3 Church Things Google Cares About

Church communications is complex. Anyone who thinks it’s easy isn’t doing it the right way. It requires creativity, lots of time, juggling of information, plus volunteers and staff working on it all.

Many churches are spending a lot of time feeding their digital hub. The website’s the central hub with social media and email complementing the web communications. Their congregation knows what’s going on and are engaged because of an effective communication’s job.

Bravo. But is this really what we’re doing “church” for? Sadly, we’re the reason for the “country club” accusations. We need to stop focusing internally and make sure our focus is external too.

We must be found and presented to our greater communities.

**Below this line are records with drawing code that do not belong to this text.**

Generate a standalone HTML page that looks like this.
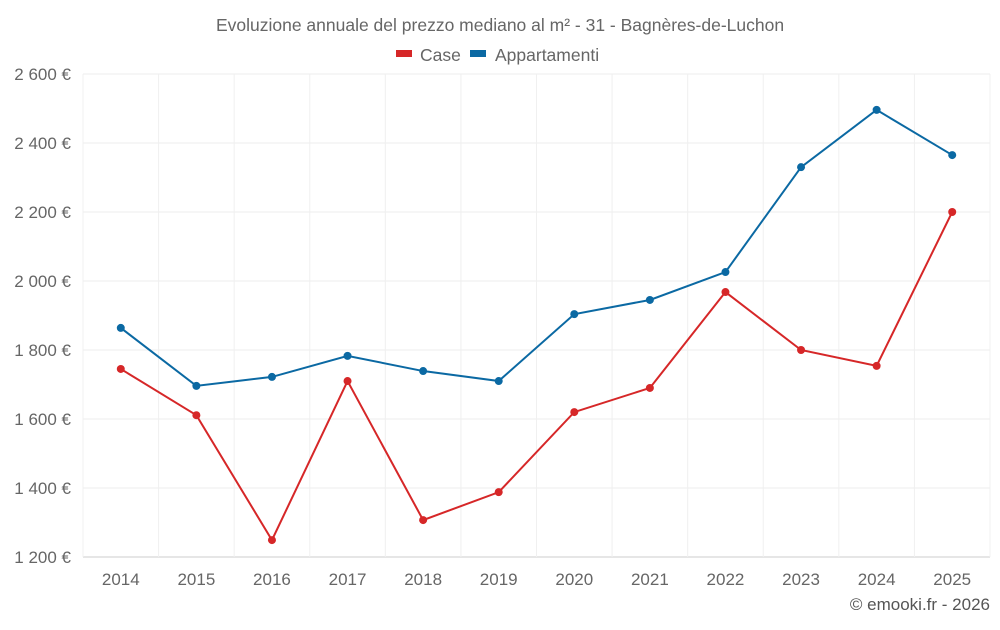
<!DOCTYPE html>
<html><head><meta charset="utf-8"><style>
body{margin:0;background:#fff;font-family:"Liberation Sans",sans-serif;}
svg text{font-family:"Liberation Sans",sans-serif;}
</style></head><body>
<svg id="chart" width="1000" height="625" xmlns="http://www.w3.org/2000/svg">
<text x="500" y="31" text-anchor="middle" font-size="17.5" fill="#666">Evoluzione annuale del prezzo mediano al m² - 31 - Bagnères-de-Luchon</text>
<g>
<g><rect x="396" y="50" width="16" height="7" fill="#d62728"/><text x="420" y="61" font-size="17.5" fill="#666">Case</text></g>
<g><rect x="470" y="50" width="16" height="7" fill="#0b69a3"/><text x="495" y="61" font-size="17.5" fill="#666">Appartamenti</text></g>
</g>
<g id="grid"></g>
<g id="axes"></g>
<g id="series"></g>
<text x="990" y="610" text-anchor="end" font-size="17" fill="#555">© emooki.fr - 2026</text>
</svg>
<script>
const years=[2014,2015,2016,2017,2018,2019,2020,2021,2022,2023,2024,2025];
const caseValues=[1745,1611,1249,1710,1307,1388,1620,1690,1968,1800,1754,2200];
const appValues=[1864,1696,1722,1783,1739,1710,1904,1945,2026,2330,2496,2365];
const yTicks=[1200,1400,1600,1800,2000,2200,2400,2600];
const yTickLabels=["1 200 €","1 400 €","1 600 €","1 800 €","2 000 €","2 200 €","2 400 €","2 600 €"];
const L=83,R=990,T=74,B=557,yMin=1200,yMax=2600;
const band=(R-L)/years.length;
const x=i=>L+band*(i+0.5);
const y=v=>B-(v-yMin)/(yMax-yMin)*(B-T);
const NS="http://www.w3.org/2000/svg";
function mk(tag,attrs,parent){const e=document.createElementNS(NS,tag);for(const k in attrs)e.setAttribute(k,attrs[k]);parent.appendChild(e);return e;}
const grid=document.getElementById('grid'),axes=document.getElementById('axes'),series=document.getElementById('series');
yTicks.forEach((t,i)=>{
  const l=mk('line',{x1:L,x2:R,y1:y(t),y2:y(t),stroke:i==0?'#ccc':'#ececec','stroke-width':1},grid);
  
  
  const tx=mk('text',{x:71,y:y(t)+6,'text-anchor':'end','font-size':17,fill:'#666'},axes);
  tx.textContent=yTickLabels[i];
  
  
});
for(let i=0;i<=years.length;i++){
  const l=mk('line',{x1:L+band*i,x2:L+band*i,y1:T,y2:B,stroke:'#f0f0f0','stroke-width':1},grid);
  
  
}
years.forEach((yr,i)=>{
  const tx=mk('text',{x:x(i),y:585,'text-anchor':'middle','font-size':17,fill:'#666'},axes);
  tx.textContent=yr;
  
  
});
function draw(vals,color,name){
  const p=mk('polyline',{points:vals.map((v,i)=>x(i)+','+y(v)).join(' '),fill:'none',stroke:color,'stroke-width':2},series);
  
  
  vals.forEach((v,i)=>{
    const c=mk('circle',{cx:x(i),cy:y(v),r:4,fill:color},series);
    
    
  });
}
draw(caseValues,'#d62728','case');
draw(appValues,'#0b69a3','appartamenti');
</script>
</body></html>
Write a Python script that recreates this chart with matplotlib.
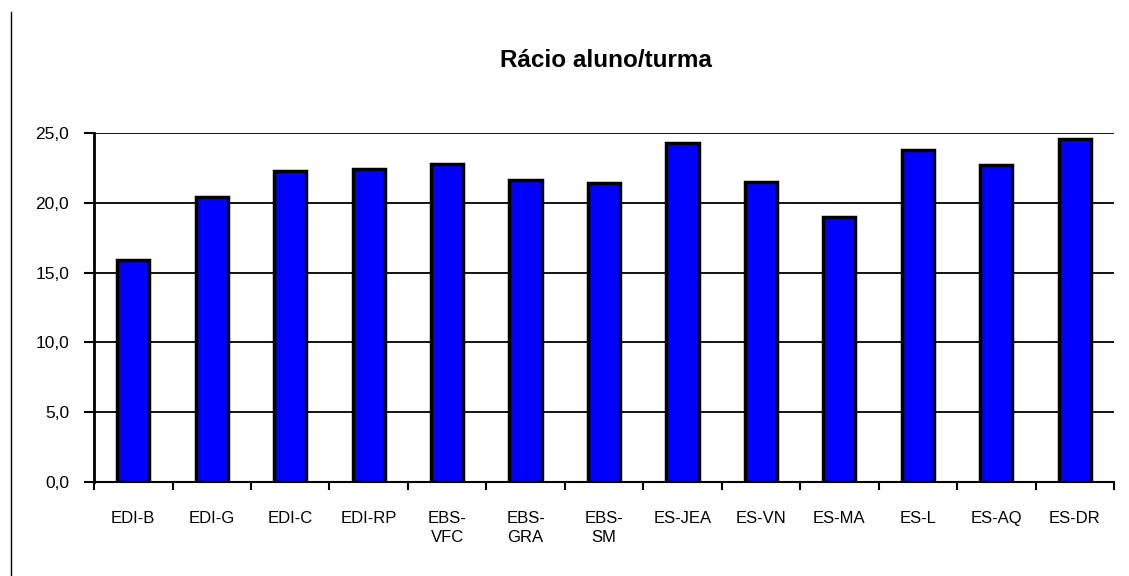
import numpy as np
import matplotlib
matplotlib.use("Agg")
from matplotlib import pyplot as plt
from matplotlib.lines import Line2D
from matplotlib.ticker import FuncFormatter

plt.rcParams['font.family'] = ['Liberation Sans', 'DejaVu Sans']

# Data
escolas = ['EDI-B', 'EDI-G', 'EDI-C', 'EDI-RP', 'EBS-\nVFC', 'EBS-\nGRA', 'EBS-\nSM',
           'ES-JEA', 'ES-VN', 'ES-MA', 'ES-L', 'ES-AQ', 'ES-DR']
racio = [15.9, 20.4, 22.3, 22.4, 22.8, 21.6, 21.4, 24.3, 21.5, 19.0, 23.8, 22.7, 24.6]
y_ticks = [0, 5, 10, 15, 20, 25]

fig = plt.figure(figsize=(11.29, 5.76), dpi=100)
ax = fig.add_axes([0.0833, 0.1632, 0.9034, 0.6059])

x = np.arange(len(escolas))
ax.bar(x, racio, width=0.41, color='#0000ff', edgecolor='black', linewidth=2.5, zorder=3)

ax.set_xlim(-0.5, len(escolas) - 0.5)
ax.set_ylim(0, 25)
ax.set_yticks(y_ticks)
ax.yaxis.set_major_formatter(FuncFormatter(lambda v, p: f"{v:.1f}".replace('.', ',')))
ax.grid(axis='y', color='black', linewidth=1.3, zorder=0)

# ticks between categories
ax.set_xticks(x)
ax.set_xticklabels(escolas, fontsize=12, linespacing=1.3)
ax.set_xticks(np.arange(len(escolas) + 1) - 0.5, minor=True)
ax.tick_params(axis='x', which='major', length=0, pad=21)
ax.tick_params(axis='x', which='minor', length=6, width=1.5, direction='out')
ax.tick_params(axis='y', length=7, width=1.5, pad=11, labelsize=12.5)

for s in ['top', 'right']:
    ax.spines[s].set_visible(False)
ax.spines['left'].set_linewidth(2)
ax.spines['bottom'].set_linewidth(1.5)

fig.suptitle('Rácio aluno/turma', x=0.537, y=0.915, fontsize=17.5, fontweight='bold')

# left border line
fig.add_artist(Line2D([11 / 1129, 11 / 1129], [0, 1 - 12 / 576], transform=fig.transFigure,
                      color='black', linewidth=1))

plt.savefig('out.png', dpi=100)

That’s exceptionally difficult to do. We must rely on the power of Google, Yahoo, and Bing. The community is going to the search engines and asking for things they need. These engines are recommending web pages full of solutions. Is your church a solution?

Google (and the others) care about lots of things; but especially these 3:

  1. Solutions are presented. Some people (perhaps 10-25% of the average community?) may be looking for a church in your community. They’ll probably find you if they type your denomination and city (try it now). But what about the vast majority of people who are looking for other needs? Marriage help, kid’s activities, family problems, etc. Are you known for any of these problems or solutions? In order for this to happen, you must use the same words throughout your website so that the search engines start knowing you’re an expert with these issues. These few keywords should also be added to your metatag programming. Headlines (H1 tags) and first paragraphs should contain your keywords to alert Google you mean business with them.
  2. Reviews. When you googled your city and the word “church” you got a list of churches in your area along with reviews for the churches. Want to move up on that list? Usually “Google reviews” can do that. They also help people understand what your solutions are. Ask people to write some reviews using your keywords in them!
  3. Your Information is Current. The search engines continually catalog websites (content, keywords, etc) so they can deliver search results quickly. This happens every week to 10 days. Google notices when you’re updating pages. They assume that you’re an expert on that page’s topic and they’ll recommend you before someone who doesn’t update their pages regularly. Update your page content regularly! Now.

If you invest a lot of time to engage your community with what you’re doing, be sure that Google knows so that they’ll help attract people to your church. If not, you’re just talking to yourself.